К этому времени будущий светлейший князь знал уже несколько языков: немецкий, французский, латынь, древнегреческий (последний не преподавался в университете, и Потемкин изучил его самостоятельно), польский и старославянский. Он все больше погружался в изучение богословских дисциплин, проводя время в богатых библиотеках Греческого и Заиконоспасского монастырей в Москве. Его влекло не военное, а духовное поприще, но судьба распорядилась иначе. Потеряв отсрочку, дававшуюся недорослям до окончания обучения в университете, Потемкин был вынужден отправиться в полк.
Переворот 1762 г. Григорий Александрович встретил в чине вахмистра Конной гвардии и адъютанта принца Георга Голштингского – дяди императора Петра III и шефа Конногвардейского полка. Эта должность сделала Потемкина весьма ценным лицом для заговорщиков. Принц не говорил по-русски, а большинство солдат и даже офицеров в тот момент почти не владели ни немецким, ни французским языками. Таким образом, расторопный адъютант выполнял еще и роль переводчика. Имея Потемкина на своей стороне, заговорщики могли свободно действовать среди конногвардейцев, а их командир оставался бы слеп и глух к происходящему. Молодой человек принял деятельное участие в подготовке заговора и состоял у императрицы Екатерины Алексеевны, как тогда говорили, «в секрете», то есть входил в узкий круг посвященных лиц.
Среди в целом малообразованных гвардейцев Потемкин выделялся умом, начитанностью и хорошими манерами. Он сразу обратил на себя внимание Екатерины II, и она приблизила его к себе. За участие в перевороте государыня пожаловала Григория Александровича камергером ко двору, званием подпоручика в Конногвардейском полку, 10 тыс. рублей и 400 душами крестьян. В качестве особой милости Потемкин был отправлен курьером в Стокгольм к русскому послу графу И. А. Остерману с известием о вступлении на престол новой императрицы.
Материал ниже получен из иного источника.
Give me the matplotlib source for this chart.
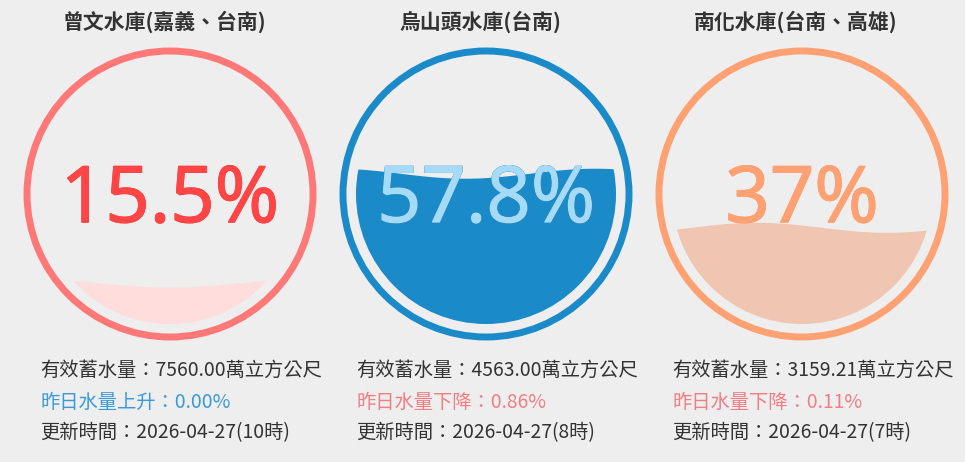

Знание религиозных вопросов, а также связи в кругах высшего духовенства, заложенные Потемкиным еще в Москве, когда его духовным отцом и другом был митрополит Амвросий Зертис-Каменский, заставили Екатерину II направить молодого камергера в 1763 г. для работы в Синод. Императрица собственноручно составила для своего протеже инструкцию, из которой видно, что в должности помощника обер-прокурора он должен был способствовать подготовке секуляризации церковных земель. Во время работы Уложенной комиссии 1767 г. Григорий Александрович исполнял обязанности попечителя депутатов‑инородцев и лиц неправославного исповедания. Именно тогда он познакомился с проблемами нерусских окраин империи и приобрел навык общения с их представителями.
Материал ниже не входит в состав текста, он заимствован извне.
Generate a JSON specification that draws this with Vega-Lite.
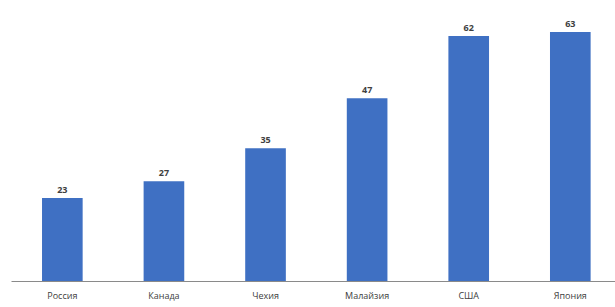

После начала первой русско-турецкой войны 1768–1774 гг. Потемкин отправился в действующую армию «волонтиром», то есть добровольцем, командовал кавалерийским отрядом, действовавшим в авангарде, и вскоре был произведен в генерал-майоры. Отличился в сражениях под Хотином, при Фокшанах, Браилове, Ларге и Кагуле, принимал деятельное участие в занятии Измаила, разбил турок у реки Олты, взял множество вражеских судов и сжег город Цебры. «Кавалерия наша до сего времени не действовала с такою стройностью и мужеством, как… под командою… генерал-майора Потемкина»1, – писал императрице командующий русскими войсками А. М. Голицын. Еще более лестны были отзывы о Григории Александровиче нового командующего П. А. Румянцева, который вскоре стал покровительствовать молодому генералу. «Не зная, что есть быть побуждаему на дело, он сам искал от доброй своей воли везде употребиться… Он во всех местах, где мы ведем войну, с примечаниями обращался и в состоянии подать объяснения относительно до нашего положения»2, – сообщал фельдмаршал Екатерине II, отправляя Потемкина в 1770 г. с поручениями в Петербург. Именно придворная партия Румянцева оказала на первых порах поддержку Григорию Александровичу при его продвижении на пост фаворита.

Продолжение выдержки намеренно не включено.